The ultimate triumph of this geometric viewpoint is a proof of one of the deepest results in 19th-century number theory: ​​Dirichlet's Unit Theorem​​. The theorem describes the structure of the units—the elements with a multiplicative inverse, like $-1$ and $1$ in $\mathbb{Z}$—inside the ring of integers $\mathcal{O}_K$. This is a purely algebraic question about multiplicative structure.

The proof strategy, powered by the canonical embedding, is a breathtaking example of interdisciplinary thinking:

1. First, the canonical embedding transforms the ring of integers $\mathcal{O}_K$ into a lattice in $\mathbb{R}^n$.
2. A clever logarithmic map is then applied. This map has the wonderful property of turning the multiplicative relationships between units into additive relationships between points in a different vector space.
3. The search for units with their multiplicative properties is now a search for lattice points in this new space. Specifically, one seeks points that lie in a special hyperplane.
4. Enter Minkowski's Convex Body Theorem, a purely geometric result stating that any sufficiently large, symmetric convex region in $\mathbb{R}^n$ must contain a point from a given lattice.
5. By applying Minkowski's theorem to a cleverly chosen convex body, one can guarantee the existence of the lattice points needed to construct the units.

The embedding acts as a dictionary, translating a difficult problem in the language of algebra into a solvable problem in the language of geometry. It allowed Dirichlet to determine the precise structure of the units, a result that had eluded number theorists for decades.

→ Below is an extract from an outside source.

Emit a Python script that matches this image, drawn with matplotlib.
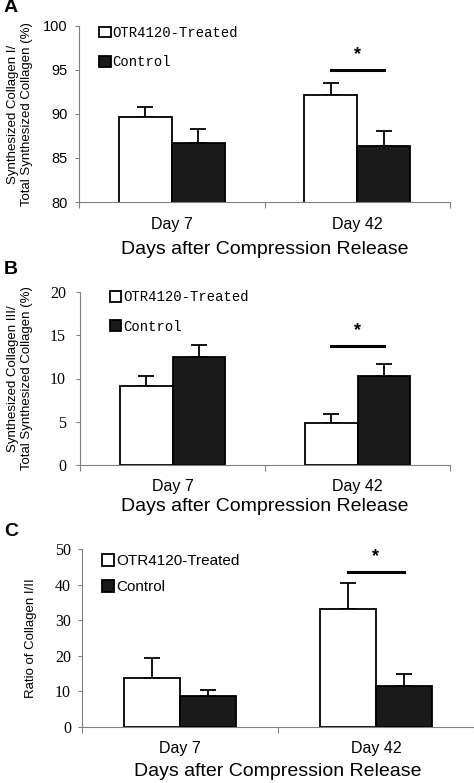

From the infinite-dimensional spaces of modern analysis to the arithmetic of number fields, the strategy of the canonical embedding proves its worth. In one context, it is an introspective tool, a mirror that allows a space to reveal its own perfection and completeness. In another, it is an extroverted tool, a bridge that connects the abstract world of algebra to the tangible world of geometry. In both cases, it exemplifies one of the most fruitful principles in all of science: that seeing an old problem from a new perspective is often the key to unlocking its deepest secrets.